Stop trying to call the bottom. Decide the price where you are wrong, the price where you are right, and let the stock come to you. Track SMCI on Gotrade and set alerts before you act.
Scenario 3: Skip it
If you do not enjoy 30% drawdowns, this is not your stock. Owning NVDA, AVGO, or AMD gives you exposure to the same AI infrastructure trend with much lower single-name risk. The broader AI basket is a cleaner way to play it for most retail portfolios.

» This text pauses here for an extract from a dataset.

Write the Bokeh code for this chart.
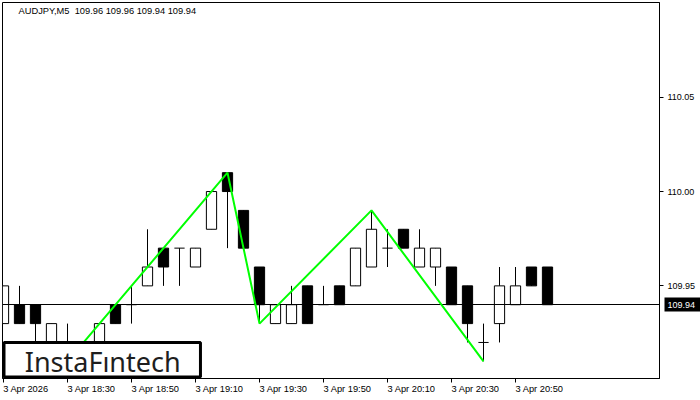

Risk Management for Volatile Names Like SMCI
SMCI is not a buy and forget stock. If you trade it, set the rules before you enter, not during a 15% gap.
Position sizing
Cap any single high-volatility name at a level you can stomach down 40% on. For most retail traders that is 1% to 3% of total portfolio, not 10%. Review sizing every earnings cycle.
Pre-set exits
Decide your stop and target before the trade. A common framework is a stop at the prior swing low and a first target at the next major resistance, with a trailing stop after that. Write it down so emotion does not rewrite it.
Earnings risk
SMCI has gapped 20% or more on most recent prints. If you do not want that overnight risk, trim before the report or hedge with options. Holding full size into earnings is a choice, not a default.
Conclusion
SMCI's story has two real sides. AI server demand is structurally enormous and SMCI is in the room. But execution risk, hyperscaler concentration, and rising competition are also real.
If you believe in the multi-year build-out, sized small with discipline, the dip is buyable. If you need cleaner earnings or lower volatility, wait or skip. Either way, set your rules before the next gap.
FAQ
Is SMCI a buy after Q3 FY26 earnings?
It depends on your risk tolerance, with the margin recovery making it more interesting but concentration and volatility still warranting small sizing.
Are the SMCI accounting concerns resolved?
The company has refiled financials, regained Nasdaq compliance, and brought in a new auditor, though ongoing legal matters around former employees mean some headline risk remains.
How much of SMCI revenue comes from one customer?
One customer accounted for 27% of Q3 fiscal 2026 revenue, a key reason for the stock's quarter-to-quarter volatility.
What is the cleanest alternative to SMCI for AI server exposure?
Owning NVDA directly, or a basket including AVGO and AMD, gives broader AI infrastructure exposure with significantly lower single-name risk.